SOURCE MATERIAL:
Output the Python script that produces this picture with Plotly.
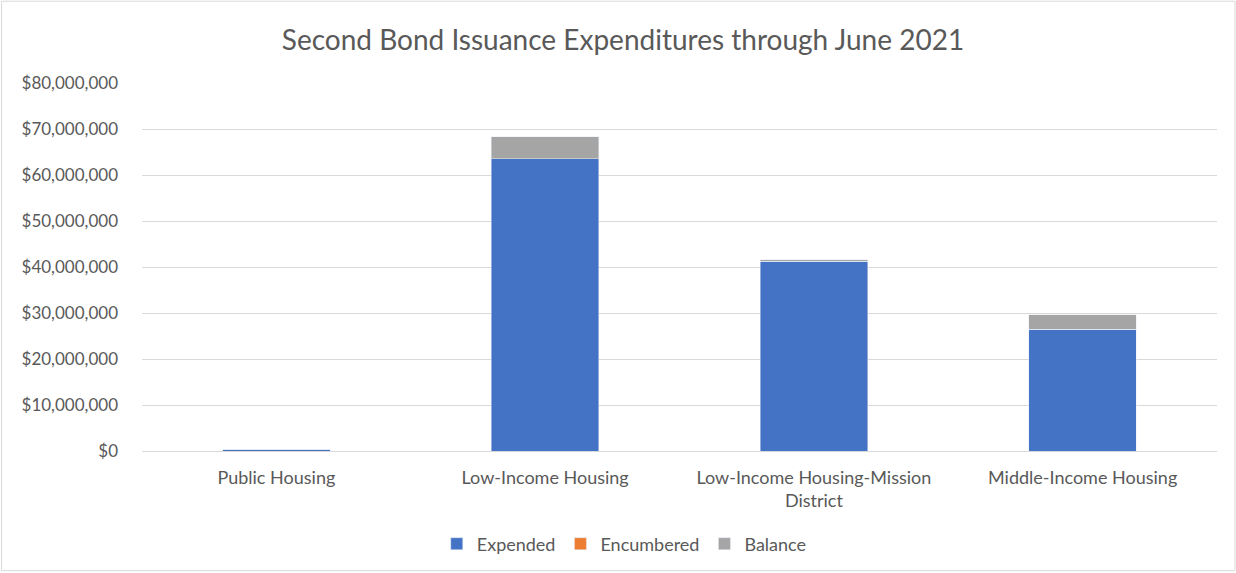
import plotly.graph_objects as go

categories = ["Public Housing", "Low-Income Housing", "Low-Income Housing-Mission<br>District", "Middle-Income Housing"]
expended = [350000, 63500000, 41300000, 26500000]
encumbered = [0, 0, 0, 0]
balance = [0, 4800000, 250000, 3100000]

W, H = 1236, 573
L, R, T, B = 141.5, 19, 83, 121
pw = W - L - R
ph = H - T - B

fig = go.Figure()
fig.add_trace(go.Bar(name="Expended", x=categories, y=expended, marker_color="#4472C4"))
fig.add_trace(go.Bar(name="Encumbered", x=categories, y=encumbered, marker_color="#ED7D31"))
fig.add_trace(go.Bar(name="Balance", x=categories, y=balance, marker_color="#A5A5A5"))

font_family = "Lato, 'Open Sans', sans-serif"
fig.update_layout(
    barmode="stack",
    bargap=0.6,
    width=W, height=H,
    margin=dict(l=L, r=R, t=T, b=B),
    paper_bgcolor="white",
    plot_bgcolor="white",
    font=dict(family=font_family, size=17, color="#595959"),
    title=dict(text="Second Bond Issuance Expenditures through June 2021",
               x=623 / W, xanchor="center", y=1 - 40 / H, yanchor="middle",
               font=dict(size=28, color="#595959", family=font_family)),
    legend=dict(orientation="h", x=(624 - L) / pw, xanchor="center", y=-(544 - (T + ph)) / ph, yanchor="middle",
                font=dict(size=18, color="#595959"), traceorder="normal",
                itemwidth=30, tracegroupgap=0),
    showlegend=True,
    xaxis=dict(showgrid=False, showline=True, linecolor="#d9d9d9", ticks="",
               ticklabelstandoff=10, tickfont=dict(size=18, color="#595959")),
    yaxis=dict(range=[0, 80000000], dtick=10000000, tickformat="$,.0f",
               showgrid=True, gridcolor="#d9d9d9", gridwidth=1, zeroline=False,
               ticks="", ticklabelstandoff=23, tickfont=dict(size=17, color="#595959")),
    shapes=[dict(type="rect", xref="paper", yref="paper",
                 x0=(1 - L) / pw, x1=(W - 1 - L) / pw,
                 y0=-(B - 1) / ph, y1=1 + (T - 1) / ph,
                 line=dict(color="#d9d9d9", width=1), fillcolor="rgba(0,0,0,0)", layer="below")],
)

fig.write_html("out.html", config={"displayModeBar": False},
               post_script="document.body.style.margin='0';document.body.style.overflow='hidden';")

---

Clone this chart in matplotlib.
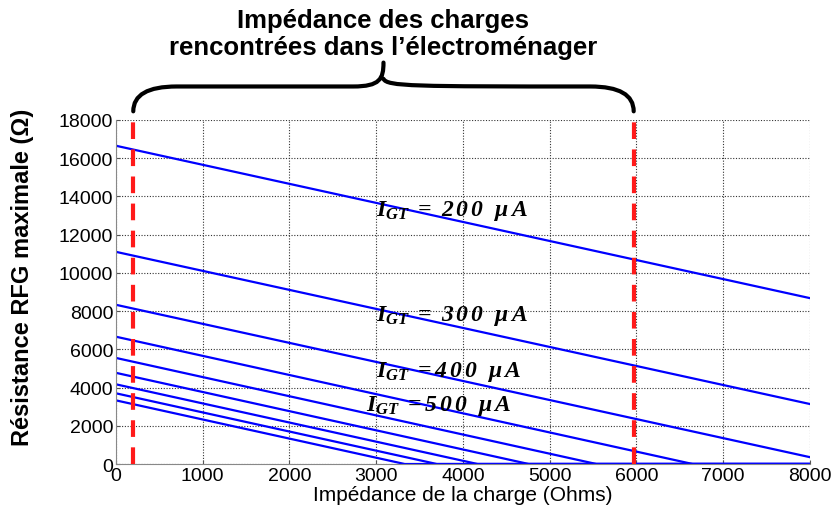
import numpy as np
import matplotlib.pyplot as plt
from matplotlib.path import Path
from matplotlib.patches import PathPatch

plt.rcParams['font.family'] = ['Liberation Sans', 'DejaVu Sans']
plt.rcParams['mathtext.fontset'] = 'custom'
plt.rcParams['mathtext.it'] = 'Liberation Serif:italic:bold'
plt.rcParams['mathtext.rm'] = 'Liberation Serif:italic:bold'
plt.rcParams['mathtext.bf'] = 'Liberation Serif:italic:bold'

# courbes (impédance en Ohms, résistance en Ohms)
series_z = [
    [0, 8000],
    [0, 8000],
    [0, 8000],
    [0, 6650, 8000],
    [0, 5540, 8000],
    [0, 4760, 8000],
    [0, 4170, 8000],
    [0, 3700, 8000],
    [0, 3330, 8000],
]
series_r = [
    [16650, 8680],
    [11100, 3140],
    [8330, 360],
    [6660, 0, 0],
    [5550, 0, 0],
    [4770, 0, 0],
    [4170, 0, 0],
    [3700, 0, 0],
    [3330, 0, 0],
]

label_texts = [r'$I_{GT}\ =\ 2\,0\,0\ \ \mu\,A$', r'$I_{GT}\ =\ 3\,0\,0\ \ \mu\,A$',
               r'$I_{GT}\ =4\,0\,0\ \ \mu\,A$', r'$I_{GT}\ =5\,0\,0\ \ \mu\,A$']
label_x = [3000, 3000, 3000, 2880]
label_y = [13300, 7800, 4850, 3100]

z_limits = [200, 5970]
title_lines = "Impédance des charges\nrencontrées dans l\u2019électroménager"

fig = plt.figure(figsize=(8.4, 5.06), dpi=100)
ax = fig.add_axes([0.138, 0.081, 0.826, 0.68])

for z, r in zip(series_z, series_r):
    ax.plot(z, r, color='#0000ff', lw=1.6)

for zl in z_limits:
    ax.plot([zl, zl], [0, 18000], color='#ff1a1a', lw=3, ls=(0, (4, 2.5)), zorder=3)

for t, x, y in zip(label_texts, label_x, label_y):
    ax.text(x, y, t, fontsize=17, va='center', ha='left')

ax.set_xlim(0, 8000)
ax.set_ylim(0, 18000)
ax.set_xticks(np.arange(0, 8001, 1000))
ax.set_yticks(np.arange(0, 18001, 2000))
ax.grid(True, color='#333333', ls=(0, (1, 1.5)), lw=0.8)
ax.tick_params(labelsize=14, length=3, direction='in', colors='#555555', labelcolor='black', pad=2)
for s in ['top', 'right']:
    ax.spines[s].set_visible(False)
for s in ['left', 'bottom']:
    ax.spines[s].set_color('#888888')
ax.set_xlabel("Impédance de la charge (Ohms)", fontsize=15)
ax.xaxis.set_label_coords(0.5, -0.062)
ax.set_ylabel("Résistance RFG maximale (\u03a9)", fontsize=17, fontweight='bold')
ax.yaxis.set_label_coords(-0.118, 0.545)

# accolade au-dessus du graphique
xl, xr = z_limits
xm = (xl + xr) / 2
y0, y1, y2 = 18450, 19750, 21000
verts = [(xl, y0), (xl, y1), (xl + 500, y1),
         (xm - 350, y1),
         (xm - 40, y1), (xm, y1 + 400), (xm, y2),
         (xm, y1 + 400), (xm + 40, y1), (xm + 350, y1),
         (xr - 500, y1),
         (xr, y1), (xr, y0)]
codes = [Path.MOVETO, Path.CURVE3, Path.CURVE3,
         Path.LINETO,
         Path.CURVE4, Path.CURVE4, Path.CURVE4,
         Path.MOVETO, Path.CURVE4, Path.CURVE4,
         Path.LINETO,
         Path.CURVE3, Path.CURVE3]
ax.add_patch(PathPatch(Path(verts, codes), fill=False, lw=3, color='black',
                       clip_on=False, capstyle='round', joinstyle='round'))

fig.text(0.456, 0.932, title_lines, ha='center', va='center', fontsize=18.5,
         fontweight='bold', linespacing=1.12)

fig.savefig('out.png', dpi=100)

---

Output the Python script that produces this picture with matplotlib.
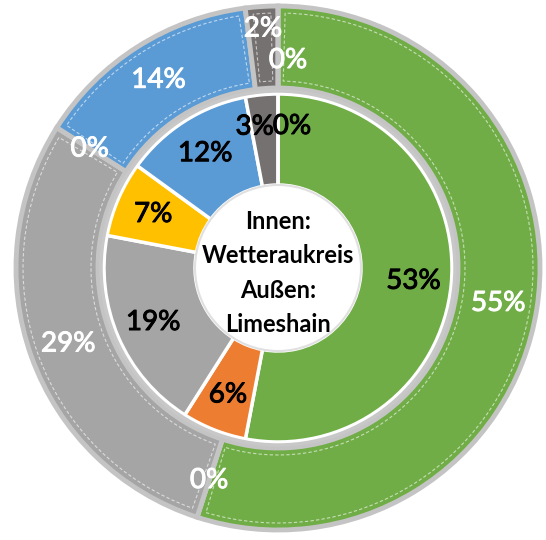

EXERCISE DETAILS: In the listing above, find the line containing "Output the Python script that produces this picture with Plotly." and the line containing "ph = H - T - B", then return both of them and every line between, exactly, without pictures.

SOLUTION TO THIS EXERCISE:
Output the Python script that produces this picture with Plotly.
import plotly.graph_objects as go

categories = ["Public Housing", "Low-Income Housing", "Low-Income Housing-Mission<br>District", "Middle-Income Housing"]
expended = [350000, 63500000, 41300000, 26500000]
encumbered = [0, 0, 0, 0]
balance = [0, 4800000, 250000, 3100000]

W, H = 1236, 573
L, R, T, B = 141.5, 19, 83, 121
pw = W - L - R
ph = H - T - B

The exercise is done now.